The archive and the archiving body
Based on this analysis, the computer files that make up the Archive can be broadly split into three categories (Table 1) which are further discussed in the Archive files section.
- (i) Geophysics data that were collected in the field, then processed and analysed (The life of geophysical data). These consist of working files in proprietary formats, preservation files that were exported so they can be migrated by an Archiving Body, and image files for quick browsing.
- (ii) Project material, consisting of additional files that are relevant to the overall project. These may comprise of project field notes (e.g. as pdf) and the final report, which should be written according to accepted guidelines (see The life of geophysical data).

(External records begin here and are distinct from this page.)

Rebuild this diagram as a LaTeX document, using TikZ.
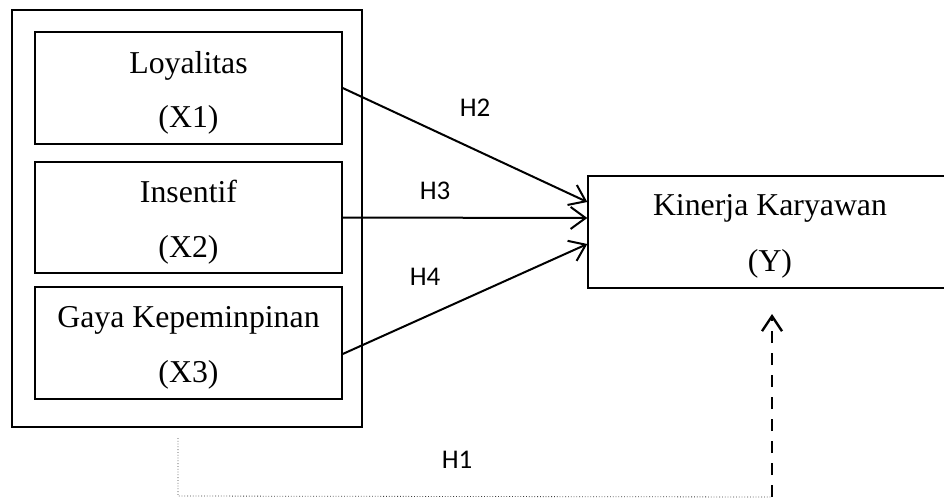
\documentclass[tikz,border=0pt]{standalone}
\usepackage{fontspec}
\setmainfont{Liberation Serif}
\newfontfamily\hfont{Carlito}
\usetikzlibrary{arrows.meta}
\begin{document}
\begin{tikzpicture}[x=1pt,y=-1pt,
 box/.style={draw,line width=1.4pt,inner sep=0pt},
 lbl/.style={anchor=base,inner sep=0pt,font=\fontsize{31.8}{38}\selectfont},
 hl/.style={anchor=base,inner sep=0pt,font=\hfont\fontsize{27}{32}\selectfont},
 arr/.style={line width=2pt,-{Straight Barb[length=15pt,width=22pt,line width=2pt]}},
 darr/.style={line width=2.8pt,dash pattern=on 12pt off 10pt,-{Straight Barb[length=15pt,width=20pt,line width=2.4pt]}},
 dotl/.style={line width=0.8pt,dotted,black!75},
]
\clip (0,0) rectangle (944,498);
\fill[white] (0,0) rectangle (944,498);
\node[box,minimum width=350pt,minimum height=417pt] (outer) at (187,218.5) {};
\node[box,minimum width=307pt,minimum height=112pt] (box1) at (188.5,88) {};
\node[box,minimum width=307pt,minimum height=111pt] (box2) at (188.5,217.5) {};
\node[box,minimum width=307pt,minimum height=112pt] (box3) at (188.5,343) {};
\node[box,minimum width=372pt,minimum height=112pt] (ybox) at (774,232) {};
\node[lbl] (t1a) at (188.5,73) {Loyalitas};
\node[lbl] (t1b) at (188.5,127) {(X1)};
\node[lbl] (t2a) at (188.5,202) {Insentif};
\node[lbl] (t2b) at (188.5,257) {(X2)};
\node[lbl] (t3a) at (188.5,327) {Gaya Kepeminpinan};
\node[lbl] (t3b) at (188.5,382) {(X3)};
\node[lbl] (tya) at (770,215) {Kinerja Karyawan};
\node[lbl] (tyb) at (770,271) {(Y)};
\draw[arr] (box1.east) -- ([yshift=30pt]ybox.west);
\draw[arr] (box2.east) -- ([yshift=14pt]ybox.west);
\draw[arr] ([yshift=-11pt]box3.east) -- ([yshift=-12pt]ybox.west);
\coordinate (dbot) at (772,497);
\coordinate (dtip) at (772,314);
\coordinate (p0) at (178,438);
\coordinate (p1) at (178,496);
\draw[darr] (dbot) -- (dtip);
\draw[dotl] (p0) -- (p1) -- (dbot);
\node[hl] (h1) at (457,468) {H1};
\node[hl] (h2) at (475,116) {H2};
\node[hl] (h3) at (435,199) {H3};
\node[hl] (h4) at (425,285) {H4};
\end{tikzpicture}
\end{document}
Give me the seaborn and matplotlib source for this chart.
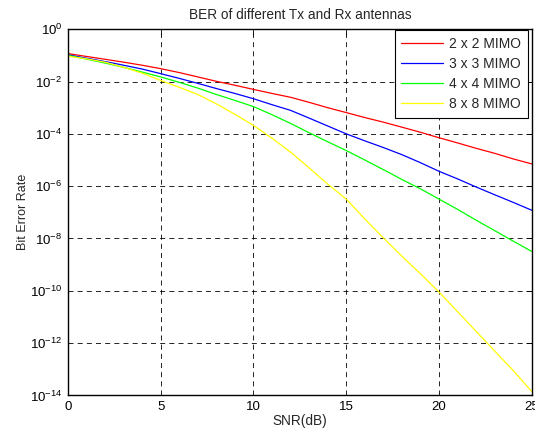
import pandas as pd
import seaborn as sns
import matplotlib
matplotlib.use("Agg")
import matplotlib.pyplot as plt
from matplotlib.ticker import FixedLocator, NullLocator, LogFormatterMathtext

snr = list(range(0, 26))

ber_2x2 = [0.117, 0.091, 0.071, 0.055, 0.042, 0.031, 0.022, 0.015, 0.0102, 0.0072,
           0.005, 0.0035, 0.0025, 0.0016, 1.0e-3, 6.5e-4, 4.2e-4, 2.8e-4, 1.8e-4,
           1.15e-4, 7.1e-5, 4.5e-5, 2.8e-5, 1.8e-5, 1.1e-5, 7.1e-6]
ber_3x3 = [0.105, 0.078, 0.058, 0.042, 0.030, 0.020, 0.0132, 0.0085, 0.0054, 0.0035,
           0.0022, 1.3e-3, 7.9e-4, 4.0e-4, 2.0e-4, 1.0e-4, 5.4e-5, 3.0e-5, 1.6e-5,
           7.9e-6, 3.7e-6, 1.9e-6, 9.3e-7, 4.7e-7, 2.4e-7, 1.2e-7]
ber_4x4 = [0.1, 0.072, 0.051, 0.035, 0.023, 0.015, 0.0093, 0.0056, 0.0032, 0.0019,
           1.1e-3, 5.4e-4, 2.5e-4, 1.1e-4, 5.0e-5, 2.3e-5, 1.0e-5, 4.3e-6, 1.8e-6,
           7.9e-7, 3.2e-7, 1.3e-7, 5.0e-8, 2.0e-8, 7.9e-9, 3.2e-9]
ber_8x8 = [0.093, 0.074, 0.055, 0.035, 0.021, 0.011, 0.006, 0.0032, 1.4e-3, 5.6e-4,
           2.1e-4, 6.8e-5, 2.0e-5, 5.0e-6, 1.2e-6, 3.2e-7, 5.6e-8, 1.05e-8, 2.1e-9,
           4.5e-10, 8.9e-11, 1.6e-11, 2.8e-12, 5.0e-13, 8.9e-14, 1.4e-14]

labels = ["2 x 2 MIMO", "3 x 3 MIMO", "4 x 4 MIMO", "8 x 8 MIMO"]
colors = ["#ff0000", "#0000ff", "#00ff00", "#ffff00"]

frames = []
for lab, vals in zip(labels, [ber_2x2, ber_3x3, ber_4x4, ber_8x8]):
    frames.append(pd.DataFrame({"SNR": snr, "BER": vals, "system": lab}))
df = pd.concat(frames, ignore_index=True)

sns.set_style("white")
plt.rcParams["font.family"] = ["Liberation Sans", "DejaVu Sans"]
plt.rcParams["mathtext.fontset"] = "custom"
plt.rcParams["mathtext.rm"] = "Liberation Sans"
plt.rcParams["mathtext.it"] = "Liberation Sans"

fig = plt.figure(figsize=(5.35, 4.36), dpi=100)
ax = fig.add_axes([0.127, 0.093, 0.867, 0.84])

sns.lineplot(data=df, x="SNR", y="BER", hue="system", palette=colors,
             linewidth=0.9, ax=ax)

ax.set_yscale("log")
ax.set_xlim(0, 25)
ax.set_ylim(1e-14, 1)
ax.yaxis.set_major_locator(FixedLocator([10.0 ** -k for k in range(0, 15, 2)]))
ax.yaxis.set_major_formatter(LogFormatterMathtext())
ax.yaxis.set_minor_locator(NullLocator())
ax.set_xticks([0, 5, 10, 15, 20, 25])

ax.grid(True, color="black", linestyle=(0, (6, 5)), linewidth=0.6)
ax.tick_params(direction="in", length=4, width=0.6, labelsize=9.5,
               top=True, right=True, colors="black", pad=4)
for sp in ax.spines.values():
    sp.set_color("black")
    sp.set_linewidth(1.0)

ax.set_title("BER of different Tx and Rx antennas", fontsize=9.8, pad=7)
ax.set_xlabel("SNR(dB)", fontsize=9.8, labelpad=1)
ax.set_ylabel("Bit Error Rate", fontsize=9, labelpad=0.7)

leg = ax.legend(loc="upper right", bbox_to_anchor=(0.991, 0.997),
                fontsize=10, frameon=True, fancybox=False,
                edgecolor="black", framealpha=1, borderaxespad=0,
                handlelength=3.0, handletextpad=0.4, labelspacing=0.42,
                borderpad=0.5)
leg.get_frame().set_linewidth(0.8)
leg.set_title(None)

fig.savefig("out.png", dpi=100)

- (iii) Project documentation that contains all the metadata, both for the geophysical data themselves (e.g. traverse spacing, grid size) and for the project overall (e.g. dates, personnel, weather). Conceptually it is useful to think of metadata as that component of the Archive that can be stored in a database. In addition, information about georeferencing is crucial and is therefore listed here as a separate entity. The last part of the project documentation is the file description that outlines how the files are arranged in the Archive (e.g. using a sophisticated folder structure) and what naming conventions were used.
|Geophysics data||working files|
|Project material||project notes|
|Project documentation||geophysics metadata|
Table 1: Individual components of the Archive
Once the Archive is formed, it can be deposited to an Archiving Body. Some Archiving Bodies may have particular requirements for the folder structure of archives that they ‘ingest’ and this will have to be taken into account before the Archive can be deposited. There may even be cases where the Archive’s layout that appears most appropriate for the geophysical data and the project are incompatible with the requirements of the Archiving Body and compromises will have to be found. Given the comprehensive project documentation that will have been prepared as part of the Archive it is relatively easy to extract the metadata that a particular Archiving Body requires for their own system. Regrettably, this in many cases is still a manual process (e.g. for OASIS) and solutions will have to be found, possibly based on specific XML schemata.
Not all Archiving Bodies have the same functionality and several broad types can be distinguished.
- 1. In-House Archiving: a solution whereby the Archive, as a set of files or packed into a single zip/tar file, is maintained by a contractor or academic department themselves. It is essential to refresh the media regularly (e.g. create a new DVD copy every year, copy data to a new harddrive) and keep equivalent copies in different places. Each refresh should be checked for copy errors and labelled with a new refresh number. See also Planning for the Creation of Digital Data.
- 2. File Repository: a commercial storage facility to which the Archive is submitted, for example via the Internet, sometimes also referred to as ‘Cloud Storage’. The repository charges for the guaranteed long-term preservation of the Archive in its deposited form. Different access agreements are possible (e.g. only the depositor, or other parties with appropriate access credentials). The repository will have mechanisms in place to regularly refresh the Archive and keep copies in safe and secure locations.
- 3. Managed Archiving: in addition to a file repository, this is providing migration and indexing of the content of the Archive. For this, the preservation files from the Archive are noted and regularly migrated to new formats as standards evolve. In addition, a subset of the metadata is used to describe the Archive and thereby make it part of the overall body of material held by this Archiving Body.
- 4. Accessible Archiving: making a managed archive available to other users, usually over the Internet. This can be through a simple web interface or via some data interchange standards. Access agreements and policies are usually drawn up by the Archiving Body upon deposition of the Archive to specify who can access what parts of the Archive. Often only the preservation files are made accessible as they do not require specialised software. The difficulties related to access rights for different user groups and the granularity of file access were noted above (Issues when archiving).
These types of Archiving Bodies are not mutually exclusive; for example In-House Archiving may be complemented by an automatically updated File Repository or Accessible Archiving may host some of its Archives only through Managed Archiving. Nevertheless, one major distinction remains with regards to the treatment of the deposited Archive. File archiving (types one and two) is static and does not make any changes to the files that form the Archive, it simply preserves them. In contrast, information archiving (types 3 and 4) attempts to maintain the information captured in the data files, for example by using preservation formats and migrating the files regularly. Clearly, there is a considerable range of functions that Archiving Bodies can offer and the associated costs are linked to their level of service.